Anthony Tickner, DPM, FRCPS, FACCWS, FAPWCA, FAPWH

Outpatient wound care centers are great. They are phenomenal. They have been around for quite some time. We have seen the whole roller coaster of centers profiting and then some closing and everybody wants to find that magic recipe.

What is that recipe? How are we fruitful? How are we benefiting the patient and getting people healed and also turning a profit because, let's face it. We're in a situation where we see the sick patients.

We have to make sure we have insurance coverage. We have to make sure we have verifications, we have all these different products that we're using. We've got skin grafts and skin substitutes and hyperbaric oxygen. We need to make sure we're doing our due diligence and making sure that we have all these different types of services on board.

They benefit the patient not only physically, and don't hurt them financially, but also help the center as well with their numbers and their data and their margins. What we're seeing is, we know that the multidisciplinary approach is the way to go.

We know that we need all different types of services on board and we need them readily available. If you're in your office and you need to refer a patient to the wound care center, or you need to refer them to the hospital, that's where that model comes into play where we can have everybody under the same umbrella and getting the patient the services they need in a timely fashion.

In a hospital based wound care center and outpatient setting, you'll typically have a Monday through Friday situation with providers going into the wound care center or being consulted into the wound care center. You'll have an area of the hospital where you have your radiology department and your X-rays.

The patient can get laboratory blood work. The patient can get a consultation through infectious diseases or vascular or podiatry, what have you. That is typically the situation we see in the hospital outpatient wound care setting, and you get everything under that umbrella.

The difference between that and a freestanding wound care center in the community would be that that person or that company would have to provide those services, or they would have to coordinate those services with the hospital nearby.

Those are things that regulatory things come into effect. Where am I going to put my HBO? Am I allowed to put my HBO in a free standing clinic? What is the reimbursement for different services, different types of debridement, different laboratory blood work? How does that get coordinated into the plan of care?

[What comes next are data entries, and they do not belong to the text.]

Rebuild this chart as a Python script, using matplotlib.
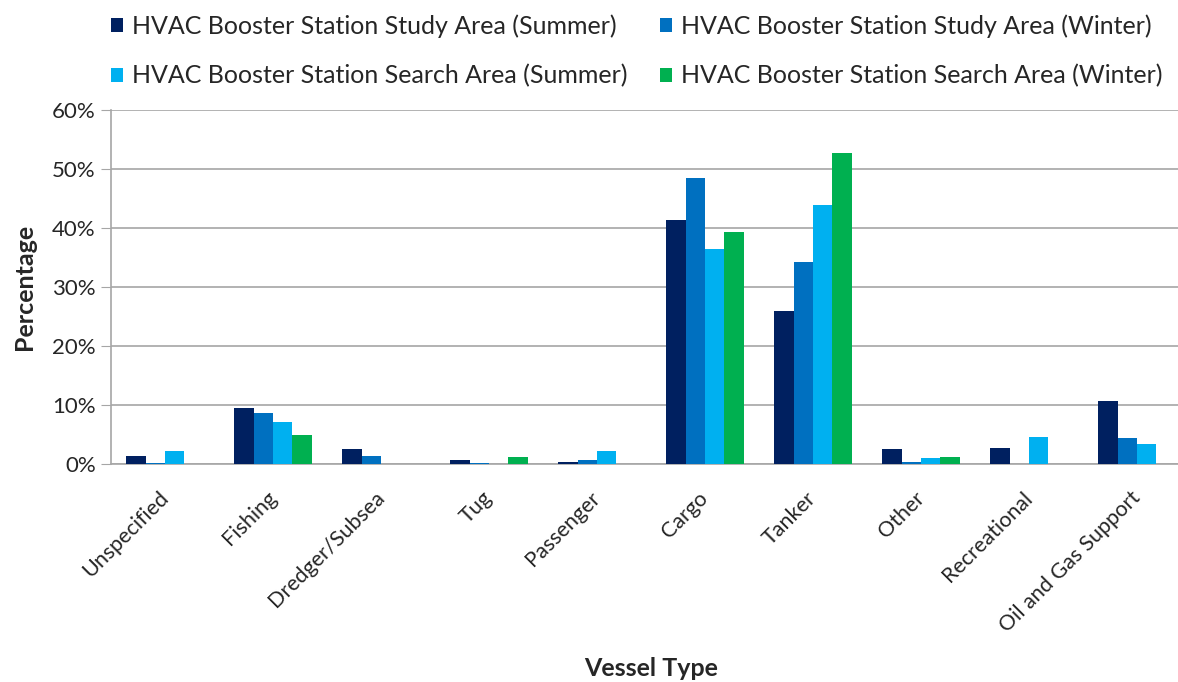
import numpy as np
import matplotlib.pyplot as plt
from matplotlib.ticker import PercentFormatter

# Vessel types and percentages
categories = ['Unspecified', 'Fishing', 'Dredger/Subsea', 'Tug', 'Passenger',
              'Cargo', 'Tanker', 'Other', 'Recreational', 'Oil and Gas Support']

study_summer = [1.4, 9.5, 2.6, 0.7, 0.4, 41.3, 25.9, 2.6, 2.8, 10.7]
study_winter = [0.2, 8.7, 1.4, 0.2, 0.7, 48.4, 34.2, 0.4, 0.0, 4.4]
search_summer = [2.2, 7.1, 0.0, 0.0, 2.2, 36.5, 43.9, 1.0, 4.6, 3.4]
search_winter = [0.0, 5.0, 0.0, 1.2, 0.0, 39.3, 52.7, 1.2, 0.0, 0.0]

series_names = ['HVAC Booster Station Study Area (Summer)',
                'HVAC Booster Station Study Area (Winter)',
                'HVAC Booster Station Search Area (Summer)',
                'HVAC Booster Station Search Area (Winter)']
colors = ['#002060', '#0070C0', '#00B0F0', '#00B050']

plt.rcParams['font.family'] = ['Lato', 'DejaVu Sans']
text_color = '#262626'

fig = plt.figure(figsize=(11.78, 6.82), dpi=100)
ax = fig.add_axes([111 / 1178, 1 - 464.3 / 682, 1080 / 1178, 354.3 / 682])

x = np.arange(len(categories))
width = 0.18
bars = []
for i, vals in enumerate([study_summer, study_winter, search_summer, search_winter]):
    b = ax.bar(x + (i - 1.5) * width, vals, width, color=colors[i],
               label=series_names[i], zorder=3)
    bars.append(b)

ax.set_xlim(-0.5, len(categories) - 0.5)
ax.set_ylim(0, 60)
ax.set_yticks(np.arange(0, 61, 10))
ax.yaxis.set_major_formatter(PercentFormatter(decimals=0))
ax.grid(axis='y', color='#A6A6A6', linewidth=1.2, zorder=0)

for side in ['top', 'right']:
    ax.spines[side].set_visible(False)
ax.spines['left'].set_color('#A6A6A6')
ax.spines['bottom'].set_color('#A6A6A6')
ax.spines['left'].set_linewidth(1.2)
ax.spines['bottom'].set_linewidth(1.2)

ax.tick_params(axis='y', length=7, color='#A6A6A6', labelsize=16,
               labelcolor=text_color, pad=4)
ax.tick_params(axis='x', length=0, labelsize=15.5, labelcolor=text_color, pad=22)
ax.set_xticks(x)
ax.set_xticklabels(categories, rotation=45, ha='right', va='center',
                   rotation_mode='anchor')

fig.text(24 / 1178, 1 - 287 / 682, 'Percentage', fontsize=18, rotation=90,
         fontweight='bold', color=text_color, ha='center', va='center')
fig.text(651 / 1178, 1 - 668 / 682, 'Vessel Type', fontsize=18,
         fontweight='bold', color=text_color, ha='center', va='center')

order = [0, 2, 1, 3]
fig.legend([bars[i] for i in order], [series_names[i] for i in order],
           ncol=2, loc='upper left', bbox_to_anchor=(98 / 1178, 1 - 2 / 682),
           frameon=False, fontsize=18, handlelength=0.5, handleheight=0.5,
           handletextpad=0.35, columnspacing=1.3, labelspacing=1.05,
           borderpad=0, labelcolor=text_color)

plt.savefig('out.png', dpi=100)
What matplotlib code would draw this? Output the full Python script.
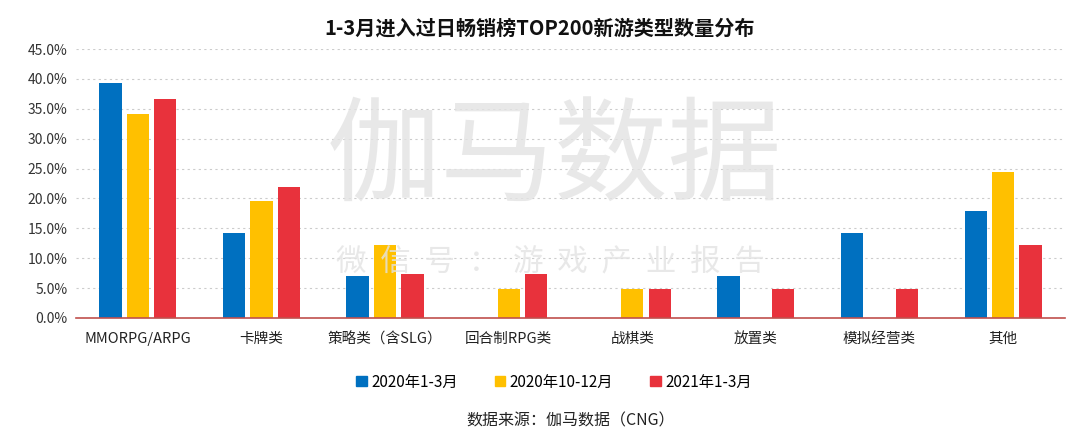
import matplotlib
matplotlib.use("Agg")
import matplotlib.pyplot as plt
import numpy as np
from matplotlib.patches import Patch

plt.rcParams['font.family'] = ['Noto Sans CJK SC', 'DejaVu Sans']

title = "1-3月进入过日畅销榜TOP200新游类型数量分布"
categories = ["MMORPG/ARPG", "卡牌类", "策略类（含SLG）", "回合制RPG类", "战棋类", "放置类", "模拟经营类", "其他"]
series_names = ["2020年1-3月", "2020年10-12月", "2021年1-3月"]
s2020q1 = [39.3, 14.3, 7.1, 0.0, 0.0, 7.1, 14.3, 17.9]
s2020q4 = [34.1, 19.5, 12.2, 4.9, 4.9, 0.0, 0.0, 24.4]
s2021q1 = [36.6, 22.0, 7.3, 7.3, 4.9, 4.9, 4.9, 12.2]
colors = ["#0070C0", "#FFC000", "#E8323C"]
yticks = [0, 5, 10, 15, 20, 25, 30, 35, 40, 45]
source = "数据来源：伽马数据（CNG）"

fig = plt.figure(figsize=(10.8, 4.38), dpi=100)
ax = fig.add_axes([0.0704, 0.274, 0.9156, 0.614])

x = np.arange(len(categories))
w = 0.18
step = 0.222
for i, (vals, c) in enumerate(zip([s2020q1, s2020q4, s2021q1], colors)):
    ax.bar(x + (i - 1) * step, vals, width=w, color=c, zorder=3, label=series_names[i])

ax.set_xlim(-0.5, len(categories) - 0.5)
ax.set_ylim(0, 45)
ax.set_yticks(yticks)
ax.set_yticklabels([f"{v:.1f}%" for v in yticks], fontsize=10, color="#333333")
ax.set_xticks(x)
ax.set_xticklabels(categories, fontsize=10.5, color="#222222")
ax.tick_params(axis="both", length=0, pad=6)
ax.tick_params(axis="x", pad=10)
for s in ["top", "right", "left"]:
    ax.spines[s].set_visible(False)
ax.spines["bottom"].set_color("#C0504D")
ax.spines["bottom"].set_linewidth(1.2)
ax.spines["bottom"].set_zorder(4)
ax.yaxis.grid(True, linestyle=(0, (2, 3)), color="#cccccc", linewidth=0.8, zorder=0)
ax.set_axisbelow(True)

# watermark
fig.text(0.513, 0.635, "伽马数据", fontsize=82, color="#e3e3e3", ha="center", va="center", alpha=0.8, zorder=5)
fig.text(0.51, 0.403, "微  信  号  ：  游  戏  产  业  报  告", fontsize=22, color="#e3e3e3", ha="center", va="center", alpha=0.8, zorder=5)

fig.text(0.5, 0.935, title, fontsize=14.5, fontweight="bold", ha="center", va="center", color="#111111")

handles = [Patch(color=c, label=n) for c, n in zip(colors, series_names)]
fig.legend(handles=handles, loc="center", bbox_to_anchor=(0.513, 0.128), ncol=3, frameon=False,
           fontsize=11, handlelength=0.7, handleheight=0.7, handletextpad=0.3, columnspacing=2.4)

fig.text(0.528, 0.04, source, fontsize=11.5, ha="center", va="center", color="#222222")

fig.savefig("out.png", dpi=100)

If you're in the community and you have your office and say you're a podiatrist or a primary care doctor and you're not necessarily a part of the hospital based wound care center but would like to be involved, I would recommend reaching out to the wound care center.

Seeing if there is any availability on the panel. If there is, great. Look into that. If there isn't, then I would coordinate the plan of care with your patients with the hospital and the wound care center to make sure that the continuity of care is there and you're able to bring the patients to the wound care center when they need that. Then you'll develop a referral based relationship and that can help everybody.